Thanks for posting your concerns, @tridge, and thanks for clarifying your good intentions. They are very well received. I want to start by stating that I agree with you on most of the issues you have raised on this thread, and I think we should definitely find a way to resolve any technical deficiencies in the standards (UAVCAN v1 & DS-015)

I’m not going to weigh in on any of the technical discussions. I can say that DS-015’s original goal was to define a Drone message set for the UAVCANv1 implementation in the same spirit as the v0 messages, but with some learnings applied, and I think that goal hasn’t changed, nor or willingness to fulfill its mission.

As @dagar pointed out above, we are not that far from being fully aligned, and I propose we work together to define the message set that works best for the drone industry.

Given the history behind APM and PX4 and how both communities still have members that continue to exacerbate the situation, we are open to discuss how to best structure governance and where and in which form so everybody feels that we have neutral grounds.

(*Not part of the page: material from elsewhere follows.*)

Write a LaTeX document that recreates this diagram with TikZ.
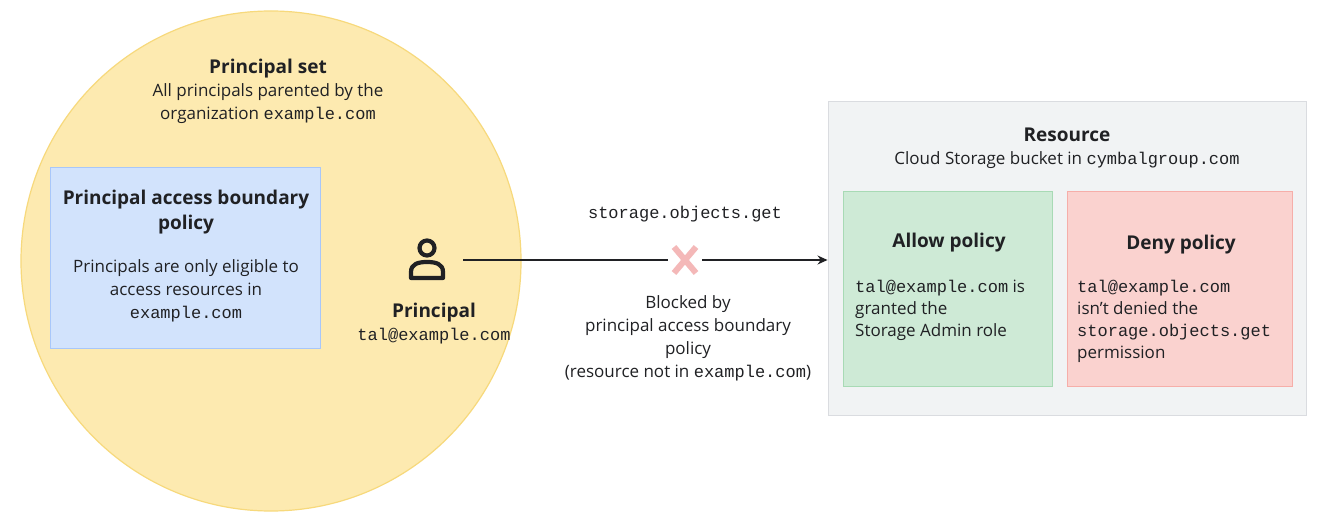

tridge · May 9, 2021, 11:54pm

thanks Ramon. I’ll wait till Pavel has had a chance to consider my CANDevices proposal before proceeding.
I also think we need to urgently address a few associated issues:

re-releasing pyuavcan for v0 as a “pyuavcan_v0” module in pip so it can be installed alongside the v1 variant (alternatively the v1 varient could be renamed as pyuavcan_v1).
re-working the old uavcan v0 GUI to use the result of step 1 (should be trivial)
getting a GUI tool going for mixed v0/v1 networks. I think the fastest way forward on this is likely to be to build upon the old uavcan_gui_tool, but maybe those working on yukon could comment on the likely timeline for a mixed v0/v1 UI based on that work?

mrpollo · May 10, 2021, 1:53am

Sounds good. We will wait for @pavel.kirienko feedback. Thanks again for putting this together.